The inviting market waters greeted a new cruise line operator earlier this month. Viking (VIK -2.72%) completed its initial public offering (IPO) on May 1, pricing a little more than 64 million shares in the offering at $24 apiece. Most of the stock belonged to existing stakeholders. Viking itself received the proceeds for just 11 million freshly minted shares.
The timing of Viking's arrival as a publicly traded company is solid. Leading cruise line Carnival Corp. (CCL -2.26%) has seen its stock nearly double since the start of last year, and its peers are also trouncing the market.
Viking's first few weeks on the market have been a success. The river cruise specialist has traded as low as $25.71, hitting a high of $30.23 on Wednesday. Avoiding the obstacle of being a broken IPO out of the dock is a good start, but let's go from potholes to portholes and take a look at why more investors should be paying attention to Viking.
It's a different kind of regatta
Viking's $4.7 billion in revenue last year is well shy of Carnival's $21.6 billion haul, but it's not fair to just lump the stock exchange debutante with the three larger publicly traded cruise line operators. It may take passengers on waterway vacations, but it's a different product with a different target audience.
Let's start with the fleet. Carnival ships tend to entertain thousands of seafarers, with its largest vessels having room for more than 5,000 passengers. Viking operates a whopping 92 ships and counting, but they are much smaller in size. Its flagship business of river cruises -- accounting for 80 of its 92 vessels -- operates a fleet of small ships that take on no more than 190 passengers.
Carnival's gargantuan ocean liners can't navigate the rivers of the world that Viking covers. Just eight of Viking's ships are of the larger ocean variety, but even there, passenger capacity is fewer than 1,000.

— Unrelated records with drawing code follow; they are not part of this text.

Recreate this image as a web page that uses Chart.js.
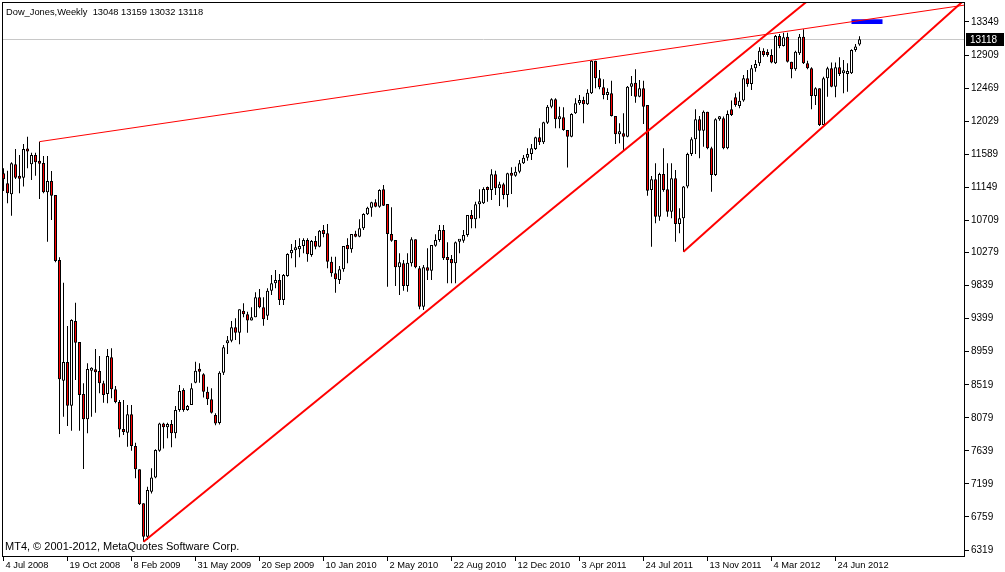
<!DOCTYPE html>
<html>
<head>
<meta charset="utf-8">
<script src="https://cdn.jsdelivr.net/npm/chart.js@4.4.0/dist/chart.umd.min.js"></script>
<style>
html, body { margin: 0; padding: 0; background: #fff; }
#wrap { width: 1005px; height: 572px; position: relative; }
</style>
</head>
<body>
<div id="wrap"><canvas id="grafico"></canvas></div>
<script>
// weekly candles, bar 0 = 4 Jul 2008
const opens = [
11334,11201,11054,11454,11299,11276,11658,11454,11578,11485,11472,11081,11232,11046,10180,8574,8822,8241,9368,9089,
8396,8059,8707,8716,8702,8538,8396,8884,8458,8289,7916,7881,8125,7703,7393,6940,6496,7095,7286,7641,
8005,7952,7996,7872,8183,8449,8183,8249,8547,8715,8658,8427,8325,8116,8010,8680,9071,9106,9284,9213,
9506,9457,9373,9417,9683,9550,9439,9772,9869,9914,9648,9967,10269,10309,10322,10367,10446,10247,10433,10358,
10580,10535,10158,10003,9914,10056,10380,10322,10526,10491,10602,10788,10877,10948,10890,11121,10926,10526,10447,10083,
10136,9834,10136,10456,10069,9559,10083,10038,10371,10447,10580,10203,10194,10136,10424,10438,10513,10779,10722,10921,
10934,11126,11112,11321,11134,11188,11046,11334,11303,11356,11467,11543,11592,11658,11813,11747,12009,12222,12319,12053,
12080,11911,11822,12133,12266,12311,12253,12399,12834,12599,12479,12377,12399,12098,11853,11867,11822,12488,12541,12355,
12466,12244,11112,11254,10757,11325,11121,10824,11268,10660,10735,11157,11592,11787,12053,11902,12155,11667,11312,12053,
12066,11667,12186,12346,12230,12302,12599,12523,12732,12799,12967,12932,12910,12799,13163,13030,13154,12821,12719,12932,
13154,12799,12732,12364,12466,11978,12599,12732,12488,12745,12666,12657,12666,12976,13048];
const highs = [
11401,11370,11481,11658,11578,11725,11822,11609,11609,11756,11565,11565,11365,11046,10216,9878,9301,9390,9612,9089,
8538,8804,8751,8995,8902,8574,8995,9004,8502,8316,8316,8249,8249,7748,7393,6940,7162,7406,7659,8014,
8014,8014,8050,8236,8516,8471,8249,8538,8826,8804,8671,8493,8471,8140,8700,9050,9168,9368,9404,9523,
9603,9492,9550,9750,9794,9683,9803,9981,10047,9994,9994,10269,10393,10446,10469,10469,10469,10446,10500,10580,
10646,10660,10225,10225,10100,10367,10469,10526,10571,10722,10802,10890,10957,10988,11121,11179,10926,10881,10447,10269,
10180,10269,10482,10456,10100,10114,10335,10380,10522,10646,10646,10416,10247,10425,10447,10580,10779,10846,10957,11121,
11148,11157,11387,11370,11223,11210,11343,11414,11423,11512,11578,11667,11725,11822,11933,12022,12244,12333,12333,12222,
12213,11911,12133,12333,12377,12355,12452,12843,12834,12710,12586,12466,12568,12098,12000,12133,12497,12630,12719,12577,
12568,12244,11299,11467,11343,11667,11467,11467,11378,10868,11166,11609,11813,12186,12098,12169,12155,11689,12066,12098,
12089,12169,12302,12399,12421,12643,12710,12776,12843,13012,12998,12985,12985,13176,13189,13207,13207,12821,12967,13189,
13251,12834,12745,12479,12466,12621,12754,12808,12808,12879,12843,12799,12985,13056,13159];
const lows = [
11099,10935,10770,11259,11068,11157,11401,11245,11303,10992,11068,10424,10713,10149,7863,8094,7970,7908,8582,7908,
7398,7872,8094,8148,8405,8281,8272,8338,8272,7819,7850,7695,7641,7273,6918,6430,6452,7073,7273,7628,
7672,7806,7686,7806,8161,8161,8174,8249,8538,8547,8351,8249,8138,7980,7990,8650,8929,9084,9115,9057,
9417,9213,9373,9417,9537,9306,9381,9714,9803,9581,9581,9958,10202,10083,10216,10269,10158,10225,10322,10349,
10482,10069,9958,9745,9861,10025,10136,10278,10482,10482,10580,10779,10757,10881,10877,10899,9825,10424,9834,9714,
9772,9759,10092,10069,9523,9515,9914,9914,10358,10424,10180,9870,9870,9870,10269,10411,10491,10602,10602,10735,
10926,10957,10979,11046,10899,10988,10881,11059,11290,11334,11458,11503,11512,11645,11711,11725,11991,12200,11933,11933,
11902,11410,11813,12124,12244,12000,12244,12390,12466,12452,12319,12311,12089,11725,11734,11645,11813,12364,12275,12346,
11991,11037,10358,10669,10704,11090,10757,10735,10424,10535,10291,11134,11565,11592,11534,11689,11653,11090,11299,12035,
11653,11653,12098,12222,12200,12288,12488,12444,12688,12763,12887,12887,12799,12790,12998,13021,12808,12599,12701,12910,
12790,12719,12186,12244,11964,11978,12355,12479,12346,12630,12399,12421,12657,12954,13032];
const closes = [
11254,11068,11467,11276,11263,11658,11623,11578,11481,11463,11081,11232,11037,10167,8591,8822,8241,9381,9080,8383,
8059,8729,8738,8685,8538,8383,8902,8458,8289,7925,7890,8125,7703,7393,6927,6496,7118,7286,7650,8005,
7952,7996,7872,8183,8436,8183,8236,8471,8706,8693,8427,8325,8147,8005,8680,9017,9111,9284,9213,9523,
9457,9373,9417,9683,9550,9390,9772,9869,9914,9648,9981,10260,10313,10313,10367,10446,10256,10433,10358,10571,
10526,10158,10003,9923,10056,10367,10322,10526,10491,10602,10793,10877,10948,10890,11112,10904,10526,10438,10083,10149,
9834,10145,10456,10083,9559,10083,10038,10380,10447,10580,10203,10180,10136,10416,10438,10513,10779,10722,10921,10934,
11126,11112,11321,11134,11188,11046,11334,11303,11356,11467,11543,11591,11667,11813,11747,12013,12222,12319,12053,12080,
11911,11822,12124,12266,12311,12253,12408,12834,12599,12479,12377,12408,12098,11853,11867,11822,12488,12532,12355,12466,
12222,11103,11254,10757,11325,11112,10824,11268,10660,10735,11157,11592,11787,12053,11902,12155,11667,11312,12053,12066,
11667,12124,12111,12244,12300,12599,12523,12732,12790,12967,12910,12910,12808,13163,13030,13145,12821,12719,12954,13154,
12799,12732,12364,12466,11978,12599,12732,12488,12745,12657,12674,12674,12976,13021,13118];

const dateTickIdx = [0, 16, 32, 48, 64, 80, 96, 112, 128, 144, 160, 176, 192, 208];
const dateTickLabels = ['4 Jul 2008', '19 Oct 2008', '8 Feb 2009', '31 May 2009', '20 Sep 2009', '10 Jan 2010',
  '2 May 2010', '22 Aug 2010', '12 Dec 2010', '3 Apr 2011', '24 Jul 2011', '13 Nov 2011', '4 Mar 2012', '24 Jun 2012'];
const priceTicks = [13349, 12909, 12469, 12029, 11589, 11149, 10709, 10279, 9839, 9399, 8959, 8519, 8079, 7639, 7199, 6759, 6319];
const lastPrice = 13118;
const titleText = 'Dow_Jones,Weekly  13048 13159 13032 13118';
const footText = 'MT4, \u00a9 2001-2012, MetaQuotes Software Corp.';

// trend lines: [bar index, price]
const trendThin = [[9, 11756], [240.4, 13575]];
const trendA = [[35, 6430], [205, 13802]];
const trendB = [[170, 10291], [245, 13870]];
const boxIdx = [212, 219.75];
const boxPrice = [13322, 13385];

const idx = opens.map((v, i) => i);
const wicks = idx.map(i => ({ x: i, y: [lows[i], highs[i]] }));
const bodies = idx.map(i => ({ x: i, y: [opens[i], closes[i]] }));
const bodyColors = idx.map(i => closes[i] < opens[i] ? '#ff0000' : '#ffffff');
const pts = a => a.map(p => ({ x: p[0], y: p[1] }));

const FONT = '"Liberation Sans", Arial, sans-serif';
Chart.defaults.font.family = FONT;
Chart.defaults.font.size = 10;
Chart.defaults.color = '#000';

const mt4Extras = {
  id: 'mt4Extras',
  beforeDatasetsDraw(chart) {
    const { ctx, chartArea: a, scales: { x, y } } = chart;
    ctx.save();
    const ly = Math.round(y.getPixelForValue(lastPrice)) + 0.5;
    ctx.strokeStyle = '#c8c8c8';
    ctx.lineWidth = 1;
    ctx.beginPath();
    ctx.moveTo(a.left, ly);
    ctx.lineTo(a.right, ly);
    ctx.stroke();
    const bx0 = x.getPixelForValue(boxIdx[0]), bx1 = x.getPixelForValue(boxIdx[1]);
    const by0 = y.getPixelForValue(boxPrice[1]), by1 = y.getPixelForValue(boxPrice[0]);
    ctx.fillStyle = '#0000ff';
    ctx.fillRect(bx0, by0, bx1 - bx0, by1 - by0);
    ctx.restore();
  },
  afterDraw(chart) {
    const { ctx, chartArea: a, scales: { y } } = chart;
    ctx.save();
    ctx.strokeStyle = '#000';
    ctx.lineWidth = 1;
    ctx.strokeRect(a.left + 0.5, a.top + 0.5, a.right - a.left - 1, a.bottom - a.top - 1);
    ctx.textBaseline = 'middle';
    ctx.fillStyle = '#000';
    ctx.font = '9.3px ' + FONT;
    ctx.fillText(titleText, 6, 12);
    ctx.font = '11px ' + FONT;
    ctx.fillText(footText, 5, 547);
    const ly = Math.round(y.getPixelForValue(lastPrice));
    ctx.fillRect(a.right + 1, ly - 6, 38, 13);
    ctx.fillStyle = '#fff';
    ctx.font = '10px ' + FONT;
    ctx.fillText(String(lastPrice), a.right + 5, ly + 1);
    ctx.restore();
  }
};

new Chart(document.getElementById('grafico'), {
  type: 'bar',
  data: {
    datasets: [
      { type: 'line', data: pts(trendThin), borderColor: '#ff0000', borderWidth: 1, pointRadius: 0, fill: false, order: 0 },
      { type: 'line', data: pts(trendA), borderColor: '#ff0000', borderWidth: 2, pointRadius: 0, fill: false, order: 0 },
      { type: 'line', data: pts(trendB), borderColor: '#ff0000', borderWidth: 2, pointRadius: 0, fill: false, order: 0 },
      { data: bodies, backgroundColor: bodyColors, borderColor: '#000', borderWidth: 1, borderSkipped: false,
        barThickness: 3, maxBarThickness: 3, minBarLength: 3, grouped: false, inflateAmount: 0, order: 1 },
      { data: wicks, backgroundColor: '#000', borderWidth: 0,
        barThickness: 1, maxBarThickness: 1, minBarLength: 1, grouped: false, inflateAmount: 0, order: 2 }
    ]
  },
  options: {
    responsive: true,
    maintainAspectRatio: false,
    animation: false,
    layout: { padding: { left: 2, top: 2, right: 0, bottom: 0 } },
    plugins: { legend: { display: false }, tooltip: { enabled: false } },
    scales: {
      x: {
        type: 'linear',
        offset: false,
        min: -0.375,
        max: 240.375,
        border: { display: false },
        grid: { display: true, drawOnChartArea: false, drawTicks: true, tickLength: 4, color: '#000', offset: false },
        ticks: {
          autoSkip: false, maxRotation: 0, align: 'start', labelOffset: 2, padding: -1,
          font: { size: 9.3 },
          callback: (v, i) => dateTickLabels[i]
        },
        afterBuildTicks: s => { s.ticks = dateTickIdx.map(v => ({ value: v })); },
        afterFit: s => { s.height = 15; s.paddingLeft = 0; s.paddingRight = 0; }
      },
      y: {
        position: 'right',
        min: 6226,
        max: 13615,
        border: { display: false },
        grid: { display: true, drawOnChartArea: false, drawTicks: true, tickLength: 4, color: '#000' },
        ticks: { autoSkip: false, padding: 2, callback: v => String(v) },
        afterBuildTicks: s => { s.ticks = priceTicks.map(v => ({ value: v })); },
        afterFit: s => { s.width = 40; s.paddingTop = 0; s.paddingBottom = 0; }
      }
    }
  },
  plugins: [mt4Extras]
});
</script>
</body>
</html>
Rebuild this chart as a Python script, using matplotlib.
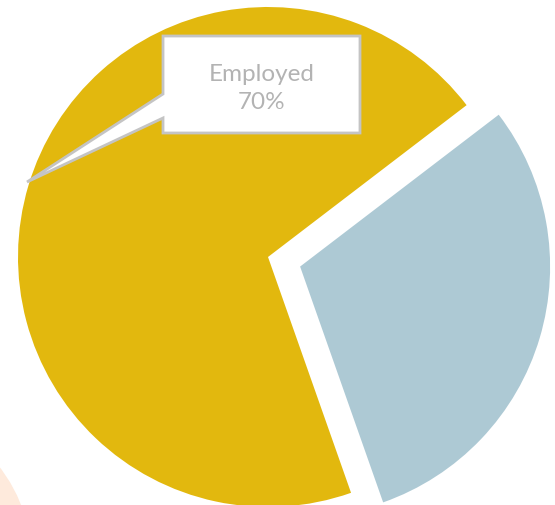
import matplotlib.pyplot as plt
from matplotlib.patches import Polygon, Circle

# data
labels = ["Employed", "Unemployed"]
shares = [70, 30]
colors = ["#E2B80E", "#ADC9D4"]
explode = [0, 33.5]  # pie offsets are in data units, not radius fractions

W, H = 555, 506


def py(y):
    # pixel row (top-down) -> data y (bottom-up)
    return H - y


fig = plt.figure(figsize=(W / 100, H / 100), dpi=100)
ax = fig.add_axes([0, 0, 1, 1])

# faint peach circle peeking in at the bottom left
ax.add_patch(Circle((-122, py(562)), 153, color="#FEEADC", zorder=0))

ax.pie(shares, colors=colors, explode=explode, startangle=37.4,
       counterclock=True, radius=250, center=(268, py(258)),
       wedgeprops=dict(linewidth=0))

# callout box with pointer
box = [(163, 37), (360, 37), (360, 134), (163, 134), (163, 119),
       (27, 183), (163, 95)]
ax.add_patch(Polygon([(x, py(y)) for x, y in box], closed=True,
                     facecolor="white", edgecolor="#C4C4C4",
                     linewidth=2, zorder=5))
ax.text(262, py(74), labels[0], ha="center", va="center",
        fontsize=17.5, color="#B3B3B3", fontfamily="Lato",
        fontweight="normal", zorder=6)
ax.text(262, py(102), f"{shares[0]}%", ha="center", va="center",
        fontsize=17.5, color="#B3B3B3", fontfamily="Lato",
        fontweight="normal", zorder=6)

ax.set_xlim(0, W)
ax.set_ylim(0, H)
ax.set_aspect("equal")
ax.axis("off")

fig.savefig("out.png", dpi=100)
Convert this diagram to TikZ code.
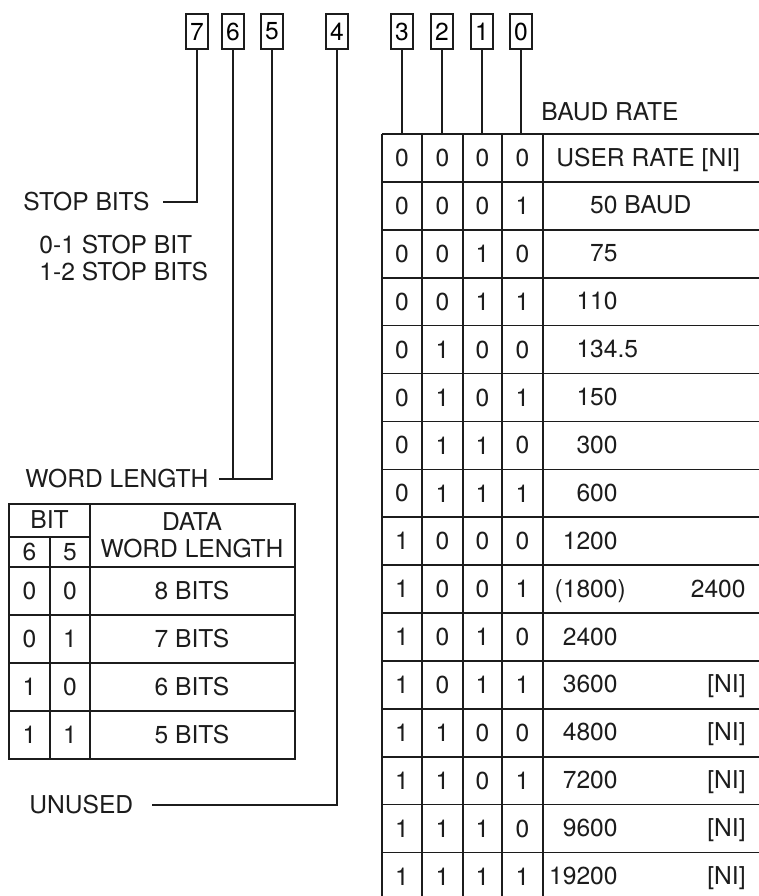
\documentclass[tikz,border=0pt]{standalone}
\usepackage{fontspec}
\setmainfont{TeX Gyre Heros}
\usetikzlibrary{positioning,calc}
\definecolor{ink}{HTML}{1C1C1C}
\tikzset{
  bitbox/.style={draw=ink,line width=0.9pt,minimum width=11pt,minimum height=17.5pt,inner sep=0pt},
  lead/.style={ink,line width=1.4pt},
  rule/.style={ink,line width=0.8pt},
  lbl/.style={inner sep=0pt,text=ink},
}

\begin{document}
\begin{tikzpicture}[x=0.5pt,y=-0.5pt,font=\fontsize{12.3}{13.5}\selectfont]
            \useasboundingbox (0,0) rectangle (759,896);
            \foreach \bit/\x in {7/197,6/233,5/272,4/337,3/402,2/442,1/482,0/521}
              \node[bitbox] (b\bit) at (\x,31.5) {\bit};
            \node[lbl,anchor=west] (lstop) at (23,202) {STOP BITS};
            \node[lbl,anchor=north west,align=left] (lstopval) at (39,235) {0-1 STOP BIT\\1-2 STOP BITS};
            \node[lbl,anchor=west] (lword) at (25,479) {WORD LENGTH};
            \node[lbl,anchor=west] (lunused) at (29,805) {UNUSED};
            \node[lbl,anchor=west] (lbaud) at (541,112) {BAUD RATE};
            \draw[lead] (b7.south) |- ([xshift=6.5pt]lstop.east);
            \draw[lead] (b6.south) |- ([xshift=5pt]lword.east);
            \draw[lead] (b5.south) |- ([xshift=5pt]lword.east);
            \draw[lead] (b4.south) |- ([xshift=9pt]lunused.east);
            \coordinate (ttop) at (382,134);
            \foreach \bit in {3,...,0}
              \draw[lead] (b\bit.south) -- (b\bit.south |- ttop);
            \draw[rule] (9,504) rectangle (295,759);
            \draw[rule] (90,504) -- (90,759);
            \draw[rule] (50,537) -- (50,759);
            \draw[rule] (9,537) -- (90,537);
            \foreach \y in {567,615,663,711}
              \draw[rule] (9,\y) -- (295,\y);
            \node[lbl] (hbit) at (49.5,520) {BIT};
            \node[lbl] (h6) at (29.5,552) {6};
            \node[lbl] (h5) at (70,552) {5};
            \node[lbl,align=center] (hdata) at (192,535) {DATA\\WORD LENGTH};
            \foreach \a/\c/\n [count=\k from 0] in {0/0/8,0/1/7,1/0/6,1/1/5} {
              \node[lbl] (wa\k) at (29.5,{591+48*\k}) {\a};
              \node[lbl] (wb\k) at (70,{591+48*\k}) {\c};
              \node[lbl] (wl\k) at (192,{591+48*\k}) {\n\ BITS};
            }
            \foreach \k in {0,...,15}
              \draw[rule] (382,{134+47.9*\k}) -- (759,{134+47.9*\k});
            \foreach \x in {382,422,463,502,543}
              \draw[rule] (\x,134) -- (\x,896);
            \node[lbl,anchor=base west] (luser) at (556,166) {USER RATE [NI]};
            \foreach \rate/\note [count=\k from 0] in {{}/{},{50\rlap{ BAUD}}/{},
                75/{},110/{},{134\rlap{.5}}/{},150/{},300/{},600/{},1200/{},{(1800\rlap{)}}/2400,
                2400/{},3600/{[NI]},4800/{[NI]},7200/{[NI]},9600/{[NI]},19200/{[NI]}} {
              \pgfmathsetmacro\yc{158+47.9*\k}
              \pgfmathsetmacro\yb{\yc+8}
              \foreach \bit/\x in {3/402,2/442.5,1/482.5,0/522.5} {
                \pgfmathtruncatemacro\v{mod(int(\k/(2^\bit)),2)}
                \node[lbl] (cell\bit-\k) at (\x,\yc) {\v};
              }
              \node[lbl,anchor=base east] (rate\k) at (618,\yb) {\rate};
              \node[lbl,anchor=base east] (note\k) at (746,\yb) {\note};
            }
          \end{tikzpicture}
\end{document}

With a more nimble fleet, Viking's itinerary is very different. Just 4% of its watery escapes tackle the Caribbean, the beach-happy region that accounts for two-thirds of the three largest cruise line operators' sailings. Viking's more than happy to lean on European rivers for 60% of its excursions.
There's no denying that Carnival and its more traditional rivals like big boats, and they cannot lie. In a push to skew younger and more mass market, the titans of cruising have added rock walls, water slides, and enough attractions to draw in families with active kids to its higher-capacity ships.
Viking is unapologetic about aiming for the more traditional target audience of guests 55 or older who have the financial independence to spend lavishly on more intimate sea adventures year-round. Viking's total revenue per passenger was $7,251 last year, more than four times what Carnival is generating.
A rising tide lifts all ships
Viking is similar to the larger cruise ship operators in some good ways that investors are more familiar with. Like Carnival, Viking also shattered pre-pandemic records across many important metrics last year. As a result of adding ships and passengers willing to pay more, Viking's revenue is 47% higher now than in 2019. This is a lot better than Carnival's 4% top-line increase in four years.
Viking's net operating income is 44% higher than in 2019. Its adjusted free cash flow topped $1 billion for the time last year, 13% greater than where it landed four years ago. Return on invested capital has risen from 26.1% to 27.5%.
Rudder-kicking investors will be quick to note that Viking posted a large loss in 2023, but that was the result of a one-time non-cash hit on private placement derivatives. Viking's business is improving, and investors will likely get to see that firsthand next week when it reports its first quarterly results as a public company.
There's a new way to invest in cruise line stocks, and the debutante provides a differentiated niche leader that's outpacing the long-term growth of the market's more established players.